The word “Veda” comes from the same Sanskrit verbal root from which we get our English word, “video.” Just like a video is a projection of pixilations of light and sound, this world is a diversified array of vibrations, distinguishing themselves only by different combinations of sounds and rhythms.

The 50 letters and sounds of the Sanskrit alphabet are the key to understanding our true Self, “AAtman.” When we begin to utter the sacred sounds of Sanskrit, we begin to activate chakras and in turn clear any blocked energies in these chakras. Learning how to pronounce the Sanskrit names of the poses, terms, and mantras encountered in Yoga, provides us with the opportunity to experience total health in mind, body, and spirit.

According to ancient Indian belief, there exists a concept called Naama- Roopa, a Sanskrit phrase which translates as “name-shape or name-form”. It states that there is an interconnected relationship between the actual written word, how it is pronounced, and to the thought, idea, or thing it represents. For example, in Sanskrit the word for Sun is “Soorya” According to the science of naama roopa the actual “divine essence” of the Sun is energetically imprinted and encoded into the sound of the word itself! Whenever one actually recites the word “Soorya” in Sanskrit, one automatically and immediately connects to the “spiritual energy” embodied in the Sun.

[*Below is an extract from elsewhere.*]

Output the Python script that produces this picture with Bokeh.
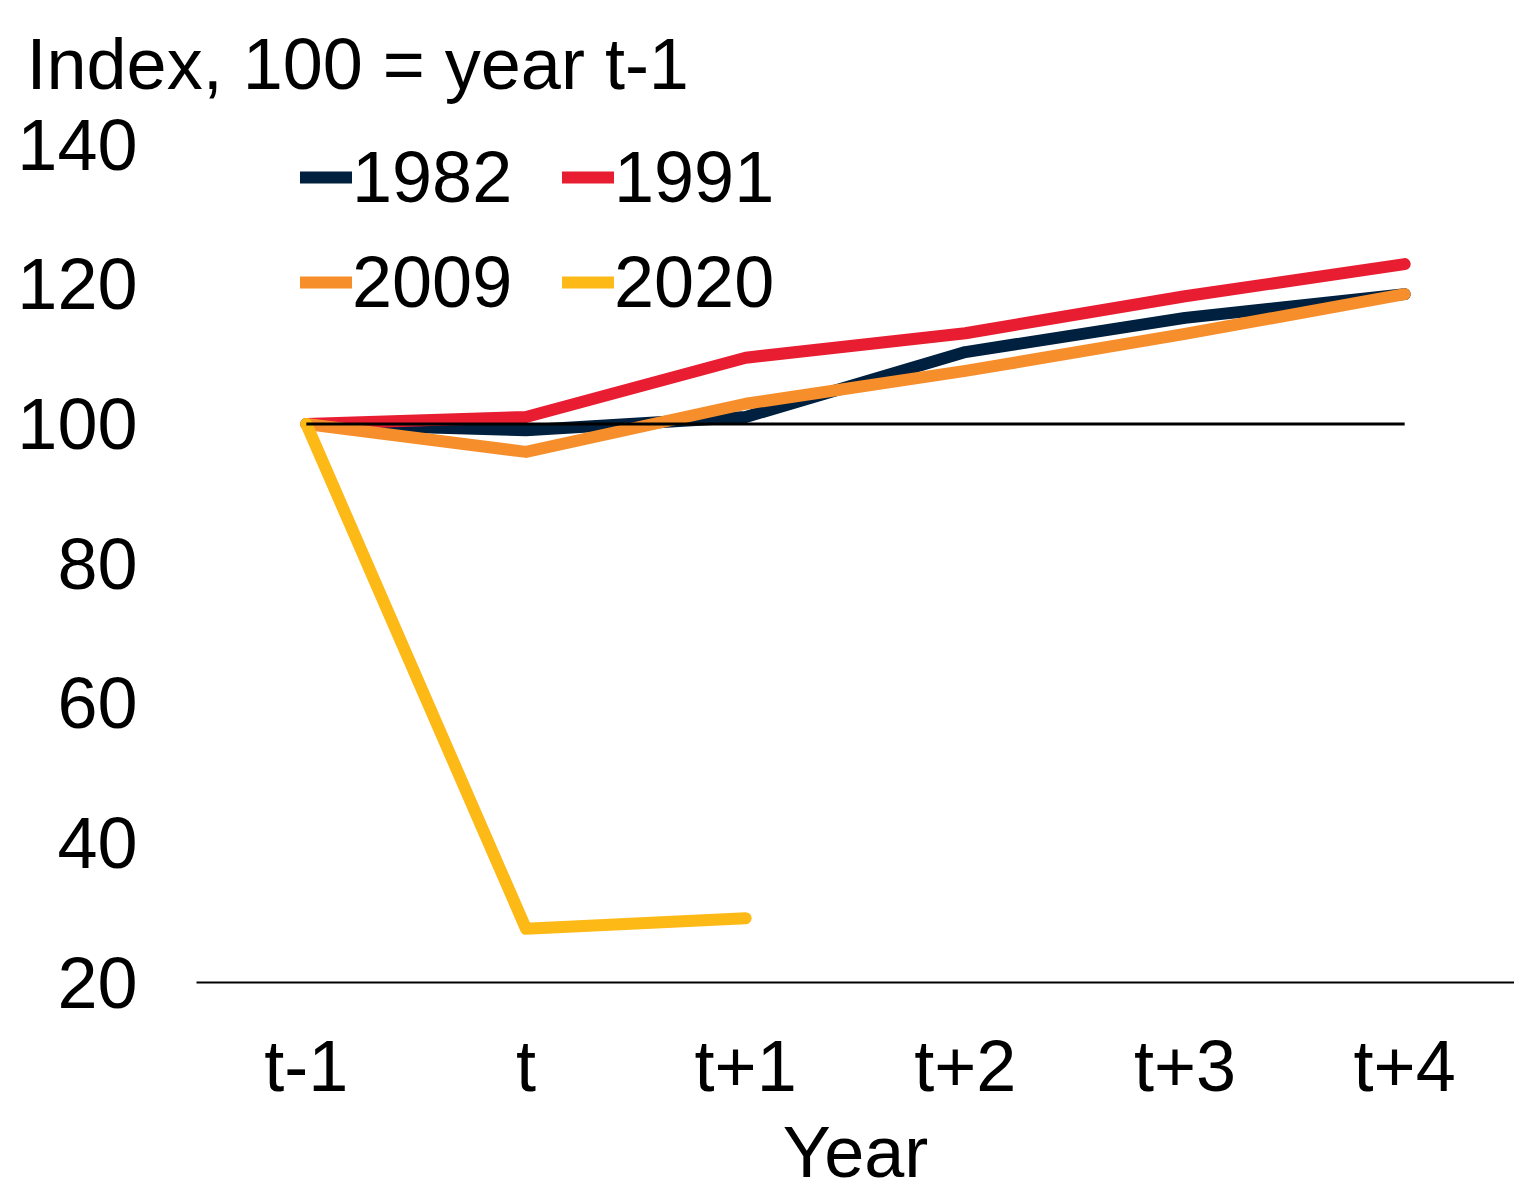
from bokeh.plotting import figure
from bokeh.models import FactorRange, Range1d, Legend, LegendItem, Title
from bokeh.embed import file_html
from bokeh.resources import INLINE

# ---- data ----
years = ["t-1", "t", "t+1", "t+2", "t+3", "t+4"]
s1982 = [100, 99.1, 101.0, 110.3, 115.2, 118.6]
s1991 = [100, 101.0, 109.5, 113.0, 118.3, 122.9]
s2009 = [100, 96.0, 102.9, 107.6, 112.9, 118.6]
s2020 = [100, 27.7, 29.2]
base_value = 100
series_names = ["1982", "1991", "2009", "2020"]
y_ticks = [20, 40, 60, 80, 100, 120, 140]

colors = ["#00203F", "#E81D31", "#F68E2B", "#FDB915"]
FONT = "Liberation Sans"
FS = "72px"

p = figure(width=1514, height=1194, x_range=FactorRange(*years, range_padding=0),
           y_range=Range1d(20, 142.9), output_backend="svg", toolbar_location=None,
           min_border_left=196, min_border_right=0, min_border_top=124,
           min_border_bottom=0)
p.outline_line_color = None
p.xgrid.grid_line_color = None
p.ygrid.grid_line_color = None
p.background_fill_color = "white"
p.border_fill_color = "white"

renderers = []
for name, xs, ys, c in [("1982", years, s1982, colors[0]),
                        ("1991", years, s1991, colors[1]),
                        ("2009", years, s2009, colors[2]),
                        ("2020", years[:len(s2020)], s2020, colors[3])]:
    r = p.line(xs, ys, line_color=c, line_width=12, line_cap="round", line_join="round")
    renderers.append((name, r))

p.segment(x0=[years[0]], y0=[base_value], x1=[years[-1]], y1=[base_value],
          line_color="black", line_width=3)

# axes
p.yaxis.ticker = y_ticks
p.yaxis.axis_line_color = None
p.yaxis.major_tick_line_color = None
p.yaxis.minor_tick_line_color = None
p.yaxis.major_tick_in = 0
p.yaxis.major_tick_out = 0
p.yaxis.major_label_standoff = 59
p.yaxis.major_label_text_font = FONT
p.yaxis.major_label_text_font_size = FS
p.yaxis.major_label_text_color = "black"

p.xaxis.axis_line_color = "black"
p.xaxis.axis_line_width = 2
p.xaxis.major_tick_line_color = None
p.xaxis.minor_tick_line_color = None
p.xaxis.major_tick_in = 0
p.xaxis.major_tick_out = 0
p.xaxis.major_label_standoff = 43
p.xaxis.major_label_text_font = FONT
p.xaxis.major_label_text_font_size = FS
p.xaxis.major_label_text_color = "black"
p.xaxis.axis_label = "Year"
p.xaxis.axis_label_standoff = 3
p.xaxis.axis_label_text_font = FONT
p.xaxis.axis_label_text_font_size = FS
p.xaxis.axis_label_text_font_style = "normal"
p.xaxis.axis_label_text_color = "black"

title = Title(text="Index, 100 = year t-1", align="left", offset=-170, standoff=41,
              text_font=FONT, text_font_size=FS, text_font_style="normal",
              text_color="black")
p.add_layout(title, "above")

legend = Legend(items=[LegendItem(label=n, renderers=[r]) for n, r in renderers],
                location=(104, 659), orientation="horizontal", ncols=2,
                glyph_width=52, glyph_height=20, label_standoff=0, spacing=23,
                label_width=187,
                padding=0, margin=0, border_line_color=None,
                background_fill_alpha=0, label_text_font=FONT,
                label_text_font_size=FS, label_text_color="black")
p.add_layout(legend)

open("out.html", "w").write(file_html(p, INLINE))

This also holds true for the names of all the Aasanas encountered in the Yoga Tradition. When one recites the Sanskrit names of the poses while actually assuming the posture, one experiences not only the physical benefit of the pose but the actual inherent divine “essence” of that pose. So when you practice your yoga aasanas next time, take time to try using the Sanskrit name and when chanting or singing a mantra, try to get as close to the pronunciation as possible.

2 Responses to What is Sanskrit – a language?

  1. I am so grateful I found you and your gentle ways of correcting what I know deeply to be true.I have fallen in love with my daily practice of chanting yet know that the correct pronunciation is needed.Alot of westerners say not,yet after following Ayurveda for 30 years,being a singer & highly intuitive my aim is learn.